I think people are going to be really excited, and probably somewhat surprised, about how basketball is supported here in the Twin Cities. I was fortunate to come to the Final Four here last year. You saw the crowds. They were passionate. They love basketball here.
One of the things that's been exciting is for us to be able to move our Media Days around -- we were in Indianapolis last year -- and our tournaments around. We'll have the men's tournament in Chicago this year due to the COVID swap we had to make, coming back here next year for women's and men's basketball.
This is a great basketball environment. I think people will be really pleasantly surprised as far as the way they embrace basketball here, but also the hospitality of putting on great big events.
When you look down the road of adding USC and UCLA to our basketball standpoint, it's really exciting of the kind of talent that we'll have here going forward.
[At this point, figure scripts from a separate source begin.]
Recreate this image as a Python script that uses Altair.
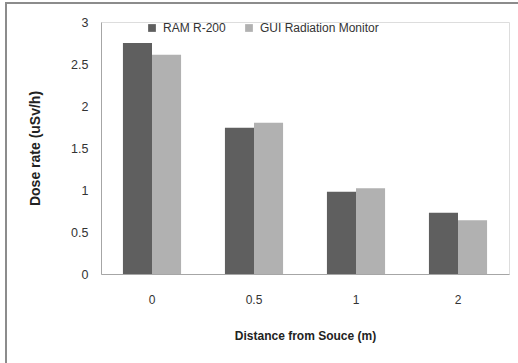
import altair as alt
import pandas as pd

distances = ["0", "0.5", "1", "2"]
series = ["RAM R-200", "GUI Radiation Monitor"]
ram_values = [2.75, 1.74, 0.98, 0.73]
gui_values = [2.61, 1.80, 1.02, 0.64]
colors = ["#5f5f5f", "#b1b1b1"]
y_ticks = [0, 0.5, 1, 1.5, 2, 2.5, 3]

rows = []
for d, r, g in zip(distances, ram_values, gui_values):
    rows.append({"Distance": d, "Series": series[0], "Value": r})
    rows.append({"Distance": d, "Series": series[1], "Value": g})
df = pd.DataFrame(rows)

FONT = "Liberation Sans"

bars = alt.Chart(df).mark_bar().encode(
    x=alt.X("Distance:N", sort=distances,
            scale=alt.Scale(paddingInner=0.43, paddingOuter=0.215),
            axis=alt.Axis(title="Distance from Souce (m)", labelAngle=0, ticks=False,
                          domainColor="#a6a6a6", labelPadding=20, titlePadding=25,
                          labelColor="#333333", titleColor="#222222",
                          labelFontSize=12, titleFontSize=12, titleFontWeight="bold",
                          labelFont=FONT, titleFont=FONT)),
    xOffset=alt.XOffset("Series:N", sort=series, scale=alt.Scale(paddingInner=0, paddingOuter=0)),
    y=alt.Y("Value:Q", scale=alt.Scale(domain=[0, 3], nice=False),
            axis=alt.Axis(title="Dose rate (uSv/h)", values=y_ticks, ticks=False, grid=False,
                          format="~g",
                          domainColor="#a6a6a6", labelPadding=13, titlePadding=28,
                          labelColor="#333333", titleColor="#222222",
                          labelFontSize=12.5, titleFontSize=14, titleFontWeight="bold",
                          labelFont=FONT, titleFont=FONT)),
    color=alt.Color("Series:N", sort=series,
                    scale=alt.Scale(domain=series, range=colors),
                    legend=alt.Legend(title=None, orient="none", direction="horizontal",
                                      legendX=45, legendY=0, symbolType="square",
                                      symbolSize=60, symbolStrokeWidth=0,
                                      labelFontSize=12, labelFont=FONT, labelColor="#333333",
                                      columnPadding=17, labelOffset=5)),
)

top_border = alt.Chart(df).mark_rule(color="#8c8c8c", strokeWidth=1.5).encode(
    x=alt.value(-96), x2=alt.value(420), y=alt.value(-19))
left_border = alt.Chart(df).mark_rule(color="#8c8c8c", strokeWidth=1.5).encode(
    x=alt.value(-95), y=alt.value(-19), y2=alt.value(345))

chart = alt.layer(bars, top_border, left_border).properties(
    width=408, height=252, autosize="none",
    padding={"left": 101, "top": 22, "right": 9, "bottom": 89},
).configure_view(stroke=None).configure(background="white")

chart.save("out.html", embed_options={"renderer": "svg", "actions": False})
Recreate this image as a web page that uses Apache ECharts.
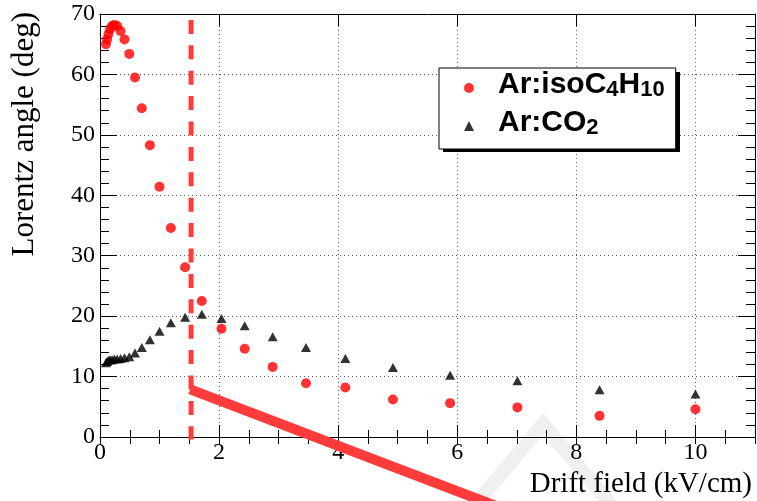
<!DOCTYPE html>
<html lang="en">
<head>
<meta charset="UTF-8">
<title>Lorentz angle vs drift field</title>
<script src="https://cdn.jsdelivr.net/npm/echarts@6/dist/echarts.min.js"></script>
<style>html,body{margin:0;padding:0;background:#fff}</style>
</head>
<body>
<div id="main" style="width:757px;height:501px"></div>
<script>
// drift field points (kV/cm), shared by both gas mixtures
var driftField = [0.100, 0.119, 0.142, 0.170, 0.203, 0.242, 0.289, 0.346, 0.412, 0.492,
                  0.588, 0.702, 0.838, 1.00, 1.19, 1.43, 1.71, 2.04, 2.43, 2.90,
                  3.46, 4.12, 4.92, 5.88, 7.01, 8.39, 10.0];
// Lorentz angle (deg)
var angleIsobutane = [65.0, 65.8, 66.7, 67.5, 68.0, 68.2, 68.0, 67.2, 65.8, 63.4,
                      59.5, 54.4, 48.3, 41.4, 34.6, 28.1, 22.5, 17.9, 14.6, 11.6,
                      8.9, 8.2, 6.2, 5.6, 4.9, 3.5, 4.6];
var angleCO2 = [12.3, 12.5, 12.7, 12.8, 12.8, 12.9, 12.9, 13.0, 13.1, 13.3,
                13.9, 14.8, 16.1, 17.5, 18.9, 19.8, 20.3, 19.6, 18.4, 16.6,
                14.8, 13.0, 11.5, 10.2, 9.3, 7.8, 7.1];
var seriesNames = ['Ar:isoC4H10', 'Ar:CO2'];

// red annotations drawn over the plot
var cutField = 1.53;
var cutMarker = [[cutField, 70], [cutField, -0.4]];
var slashLine = [[1.515, 7.88], [6.7, -11.6]];

function zip(xs, ys) {
    return xs.map(function (x, i) { return [x, ys[i]]; });
}

var serif = 'Liberation Serif';
var frameLine = {show: true, onZero: false, lineStyle: {color: '#000', width: 1}};
var dots = {show: true, lineStyle: {color: '#555', width: 1, type: [1, 3]}};
var noLabel = {show: false};

function edgeX(pos, step, len) {
    return {type: 'value', position: pos, min: 0, max: 11, interval: step,
        axisLine: step === 2 ? frameLine : {show: false},
        axisTick: {inside: true, length: len, lineStyle: {color: '#000'}},
        axisLabel: noLabel, splitLine: {show: false}};
}

var chart = echarts.init(document.getElementById('main'));
var option = {
    animation: false,
    backgroundColor: '#fff',
    grid: {left: 100, right: 2, top: 14, bottom: 64},
    legend: {
        data: [{name: seriesNames[0], icon: 'circle'}, {name: seriesNames[1], icon: 'triangle'}],
        orient: 'vertical',
        left: 439, top: 68,
        padding: [2, 11, 10, 25],
        itemGap: 7,
        itemWidth: 10, itemHeight: 10,
        z: 10,
        backgroundColor: '#fff', borderColor: '#000', borderWidth: 1,
        formatter: function (name) {
            if (name === seriesNames[0]) return '{m|Ar:isoC}{s|4}{m|H}{s|10}';
            return '{m|Ar:CO}{s|2}';
        },
        textStyle: {
            color: '#000',
            padding: [0, 0, 6, 19],
            rich: {
                m: {fontFamily: 'Liberation Sans', fontWeight: 'bold', fontSize: 30, lineHeight: 32, color: '#000'},
                s: {fontFamily: 'Liberation Sans', fontWeight: 'bold', fontSize: 22, lineHeight: 8,
                    verticalAlign: 'bottom', color: '#000'}
            }
        }
    },
    xAxis: [
        {
            type: 'value', position: 'bottom', min: 0, max: 11, interval: 2,
            axisLine: frameLine,
            axisTick: {inside: true, length: 12, lineStyle: {color: '#000'}},
            splitLine: dots,
            axisLabel: {margin: 4, color: '#000', fontFamily: serif, fontSize: 24, showMaxLabel: false},
            name: 'Drift field (kV/cm)', nameLocation: 'end', nameGap: -3,
            nameTextStyle: {fontFamily: serif, fontSize: 29, color: '#000',
                align: 'right', verticalAlign: 'top', padding: [33, 0, 0, 0]}
        },
        edgeX('top', 2, 12),
        edgeX('bottom', 0.5, 7),
        edgeX('top', 0.5, 7)
    ],
    yAxis: [
        {
            type: 'value', position: 'left', min: 0, max: 70, interval: 10,
            axisLine: frameLine,
            axisTick: {inside: true, length: 17, lineStyle: {color: '#000'}},
            minorTick: {show: true, splitNumber: 5, length: 9, lineStyle: {color: '#000'}},
            splitLine: dots,
            axisLabel: {margin: 5, color: '#000', fontFamily: serif, fontSize: 24},
            name: 'Lorentz angle (deg)', nameLocation: 'end', nameRotate: 90, nameGap: 2,
            nameTextStyle: {fontFamily: serif, fontSize: 31, color: '#000',
                align: 'right', verticalAlign: 'bottom', padding: [0, 0, 60, 0]}
        },
        {
            type: 'value', position: 'right', min: 0, max: 70, interval: 10,
            axisLine: frameLine,
            axisTick: {inside: true, length: 17, lineStyle: {color: '#000'}},
            minorTick: {show: true, splitNumber: 5, length: 9, lineStyle: {color: '#000'}},
            axisLabel: noLabel, splitLine: {show: false}
        }
    ],
    graphic: [
        {
            // faint watermark chevron
            type: 'polyline', z: -10, silent: true,
            shape: {points: [[475, 505], [543, 424], [611, 505]]},
            style: {stroke: '#f0f0f0', lineWidth: 14, fill: null}
        },
        {
            // drop shadow behind the legend box
            type: 'rect', z: 9, silent: true,
            shape: {x: 443, y: 72, width: 237, height: 80},
            style: {fill: '#000'}
        }
    ],
    series: [
        {
            name: seriesNames[0], type: 'scatter', symbol: 'circle', symbolSize: 10,
            itemStyle: {color: '#ff0000'}, data: zip(driftField, angleIsobutane)
        },
        {
            name: seriesNames[1], type: 'scatter', symbol: 'triangle', symbolSize: [10, 9],
            itemStyle: {color: '#000'}, data: zip(driftField, angleCO2)
        },
        {
            type: 'line', data: cutMarker, symbol: 'none', clip: false, silent: true, z: 5,
            lineStyle: {color: '#ff3b3b', width: 5, type: [14, 11.4], dashOffset: 19.5}
        },
        {
            type: 'line', data: slashLine, symbol: 'none', clip: false, silent: true, z: 6,
            lineStyle: {color: '#ff3b3b', width: 10}
        }
    ]
};
chart.setOption(option);
</script>
</body>
</html>
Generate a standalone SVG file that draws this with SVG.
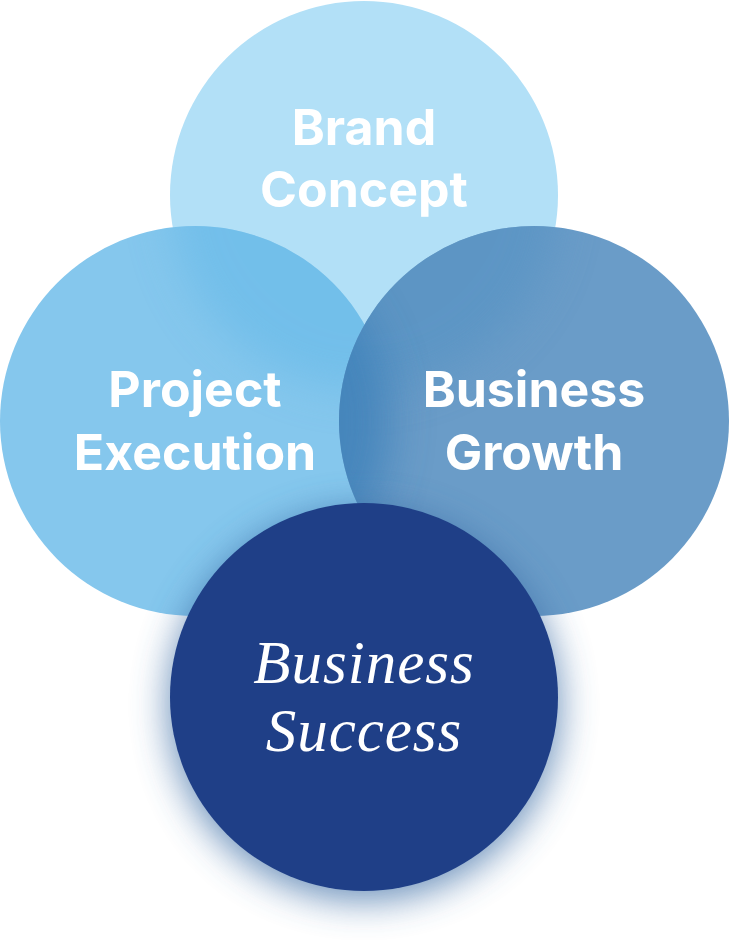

I'm excited about being able to come back to the Twin Cities, to be able to watch some great basketball right here in this venue.
Q. When UCLA and USC join, how, if at all, the basketball tournaments, the season-ending tournaments would look any different? Where are you with football alignment? I'm guessing you don't know what you're doing, but what kind of stuff is on the table there?
KEVIN WARREN: Regarding the basketball tournaments, quite naturally we have to look at how that works. We have individuals in our organization now who are working with those potential tournaments will look like.
I know one thing, they'll be exciting. Now we have the flexibility to have them really anywhere across the country. So having two great basketball programs, the history and tradition.
You think about some of the great basketball players, both men and women, who have played at UCLA, probably the greatest coach of all time in Coach Wooden, Cheryl Miller and so many other athletes who have played there, it's going to be good to have that history and tradition.
We'll look at ways to build that with our new family members in UCLA and USC, from a location standpoint.
I think your question is about divisions, if we'll continue to have them in football. We're having meetings on that right now. The good thing about it we're in this what we're calling an integration phase. We have members of our organization -- Kerry Kenny is leading one group, Diana Sabau, Chad Hawley, Anil Gollahalli -- are working on integration. We're being very thoughtful.
As I mentioned earlier, we're going to keep the health, safety of our student-athletes at the forefront of all of our decisions, but also provide our student-athletes with the excitement to be able to play some great teams.
I can't tell you the number of coaches who are excited from a recruiting standpoint and student-athletes who have thanked me personally now to be able to play these games and these tournaments within our conference with great institutions.
As I said, Cheryl Miller, Lisa Leslie, Kareem Abdul-Jabbar, John Wooden, Jackie Robinson, when you think of Jackie Joyner-Kersee, all these great athletes who have come out of USC and UCLA, from an athletic standpoint, and then what they've done academically.
What we're going to make sure that we do on our road trips is to tie in the academic component with our faculty athletic representatives to provide our student-athletes with an opportunity to learn like they've never learned before. With our Academic Alliance that we have, it's going to be critically important for us to be able to do it.
We're excited about these different road trips. We're excited about working with our provosts and everyone on campus to afford our student-athletes an opportunity to learn.
We've had discussion on these trips, like with Selma, that we did. How can that become a course? Regardless of what course a student-athlete has taken in civil rights, that trip right there, I can tell you right now, was life-changing. We have some great plans in order to make sure that we build this relationship athletically and academically with our student-athletes.
THE MODERATOR: Thank you, Commissioner.
KEVIN WARREN: Thank you. Thank you very much.